You may be saying “But the partial class exists in Pythons functools package.” That is true, but using it can give you some pretty wild results.

For example let's say you have a function like so:

def foo(a, b, c):
    return f"{a=}, {b=}, {c=}"

Now lets also say that you need to make 2 partials from this one function because you're going to get the data you need at different times and you want to pass these partials around to other functions. And, let's also say that you get a, b and c out of order. You might do something like this:

bar = partial(foo, c=5)
# some other code

foobar = partial(bar, a=2)
# some more other code

foobar(1)

And I will tell you that the above won't work the way you think it will. In fact, it won't work at all. When you use a partial of a partial and then use keywords on positional arguments for out of order assignment (which is a totally bad thing to do in Python), all of your arguments must be keyword arguments. In the situation above the partial class will try to apply 2 to a, then 1 to a (not b like you would expect) and then throw an TypeError exception.

But the problem is that I still need that hot, sweet partial fix. A better solution is to just make our own partial wrapper that behaves a bit more sanely. For this let's implement a generic wrapper that implements recursion to do the job:

from functools import wraps, cache
from inspect import signature


@cache
def _get_required_arguments(func):
    parameters = inspect.signature(func).parameters
    positional_args = 0
    keyword_args = 0

    for k, v in parameters.items():
        match v.kind:
            case v.POSITIONAL_OR_KEYWORD:
                if v.default == inspect._empty:
                    positional_args += 1
                else:
                    keyword_args += 1
            case v.VAR_POSITIONAL:
                # if there are no positional args,
                # then we are only expecting variadic arguments
                # if there are positional args,
                # then a variadic argument is optional
                # and doesn't increment the required amount
                if positional_args == 0:
                    positional_args += 1
            case v.VAR_KEYWORD:
                if keyword_args == 0:
                    keyword_args += 1
    return (positional_args, keyword_args)


def partialize(func, *args, **kwargs):
    @wraps(func)
    def recurse(*nargs, **nkwargs):
        return partialize(func, *args, *nargs, **kwargs, **nkwargs)

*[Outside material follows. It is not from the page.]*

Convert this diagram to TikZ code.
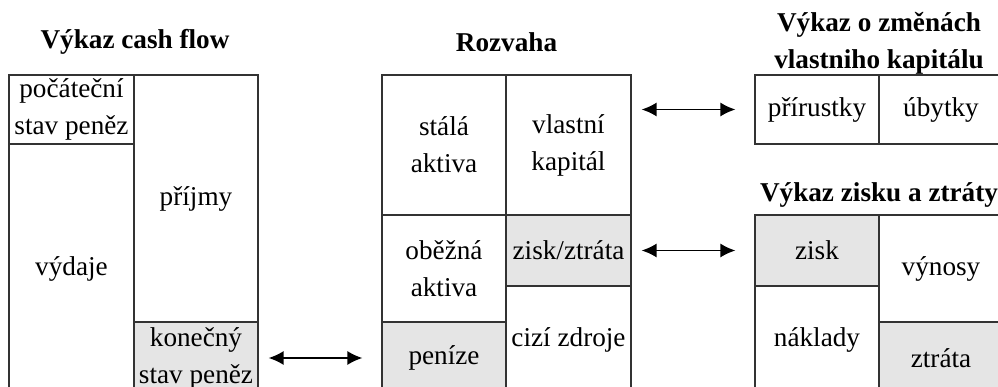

    p_args, k_args = _get_required_arguments(func)
    if len(args) < p_args:
        return recurse
    return func(*args, **kwargs)

Now we can do funny things like this which works in a similar fashion to what Ocaml offers:

@partialize
def foo(a, b, c):
    return f"{a=}, {b=}, {c=}"
foo(1, 2, 3)
foo(1)(2, 3)
foo(1, 2)(3)
foo(1)(2)(3)

However, it does not fix the out of order problem from above. Nor does it fix the double application to a because of mixed keyword/positionals problem. What it does do is allow you to do is to wrap a function to make it partialable (not a word, I know) at function definition, something the partial class cannot offer.

To fix the out of order problem we would need to make a one-off combinator like so:

def foo(a, b, c):
    return (a, b, c)

@partialize
def bar_combinator(c, a, b):
    return foo(a, b, c)

bar_1 = bar_combinator(5)
bar_2 = bar_1(2)
result1 = bar_1(5, 10)
result2 = bar_2(1)

This of course does mean that you must know the order of application ahead of time. If you're in a situation where you have no idea what order you will be getting your arguments applied, then you should stick with only keyword arguments like so:

@partialize
def bar_combinator(a=None, b=None, c=None):
    return foo(a, b, c)

Now, that's a real simple combinator. In fact, it doesn't really combine anything, but just rearranges arguments. So let's look at a real world use case that I had just t'other day.

I needed to build multiple Mac objects that take different argument and treat them in the same way. The two objects were ISO9797-algo3 and ISO9797-algo5 (aka: CMAC). Algo3 requires that the data to be macked is padded first in one of three different methods also defined in ISO9797. CMAC does not need padding, but it does need to know what crypto algorithm to use. The class definitions for each are like so:

class MacAlgo3:
    def __init__(self, key: bytes):
        self.key = key

    def __call__(self, data: bytes) -> bytes:
        return how_the_mac_is_made

class Cmac:
    def __init__(self, key: bytes, algo: Literal["AES", "TDES"]):
        self.key = key
        self.algo = get_algo(algo)

    def __call__(self, data: bytes) -> bytes:
        return how_the_cmac_is_made

I knew that I needed my mac objects first, and my key and data would come later. To make this work:

@partialize
def comb1(cls, padder, key, data):
    return cls(key)(padder(data))


@partialize
def comb2(cls, algo, key, data):
    return cls(key, algo)(data)


def do_something(macker):
    # derive key and get data
    macker_loaded = macker(key)
    mac = macker_loaded(data)


if option.a:
    macker = comb1(Mac3, algo2)
else:
    macker = comb2(Cmac, 'AES')

do_something(macker)

In this way I can shoehorn various objects into other objects that share the same signature. If I were to do this just using the partial class without combinators, I'm not sure it could be done. If I were to use combinators but use the partial class, it would probably be a mess. If I had to make a combinator without any partialization and only use hand-rolled closures, then I would probably shoot myself and my foot in the process.

Combinators can make your life EZ, but you have to make partial functions. Make that EZ too.